Cuando publicó Nombre falso, en 1975, Piglia incluyó una nota preliminar en la que decía lo siguiente sobre la unidad de los relatos que lo integraban: "Escribí los relatos de este libro (salvo uno) en 1975. En aquel tiempo vivía en un departamento de la calle Sarmiento, frente al viejo mercado de Montevideo, y cuando pienso en estos cuentos me acuerdo de una ventana que daba a un patio. Supongo que el hecho de haberlos escrito mirando cada tanto la luz de esa ventana les da para mí cierta unidad: como si las historias hubieran estado ahí, del otro lado del vidrio". Y en una entrada de su diario de 1969, se lee lo siguiente: "Tampoco me gustan los estilos afectados que circulan en la narrativa de mi generación: todos escriben con la voz de otro (sobre todo la de Borges, Onetti y Cortázar); por mi lado, a pesar de todo, una voz propia que no será necesariamente la mía, es decir, la que uso en la vida. Escribir con la sinceridad de un sujeto al que no conozco y que sólo aparece -o se asoma- cuando escribo". Esto había quedado claro en una anotación de 1965: "La invasión no tiene nada que ver con Borges. Nada tampoco con Cortázar, la otra plaga. Temáticamente la influencia es Arlt, demasiadas delaciones". De ahí al "Homenaje a Roberto Arlt" de Nombre falso no hay más que un paso.
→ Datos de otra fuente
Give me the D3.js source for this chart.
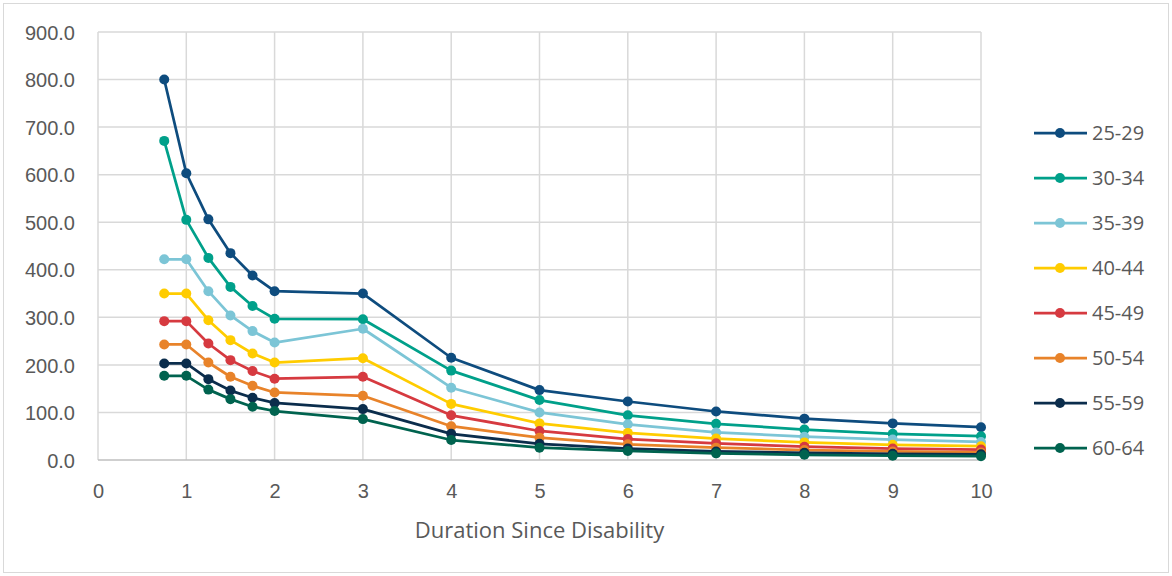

Piglia también escribió con la voz de otro, pero de otro que él mismo se inventó. Sabía trastornar las atribuciones de la misma manera que podía enloquecer la sintaxis.
Una de las teorías más fuertes de Piglia fue la de las "dos historias"; es decir que, como Borges, leemos una cosa y, al final, resulta que la historia que leíamos era diferente, iluminada desde el final. Lo mismo pasa con su vida. Él también hizo de su vida una ficción doble: la que conocíamos y la que él contaba. Es irrelevante separar una de la otra porque, como en los cuentos, son una unidad indivisible.
La lección del maestro
Nadie hablaba mejor que Piglia. Sus clases, cuando se transcribían, daban un texto limpio, sin vacilación ni redundancia. La charla adoptaba para él la forma de un pensamiento que iba desplegándose en voz alta. Esto lo sabe cualquiera que haya escuchado alguna de esas clases, que además se hicieron públicas con las conferencias sobre Borges que se transmitieron por televisión.
Era un aforista agudo ("A Madame Bovary le hubiera gustado leer Madame Bovary"; "Narrar es como jugar al póker: el secreto consiste en parecer mentiroso cuando se dice la verdad") y, en la charla privada, tenía la misma generosidad de las clases: participaba sus iluminaciones como si fueran del interlocutor. Esas iluminaciones tenían un núcleo recurrente: la reflexión. O, para decirlo de otra manera, que a esta altura de la historia no puede haber asombro sin conocimiento.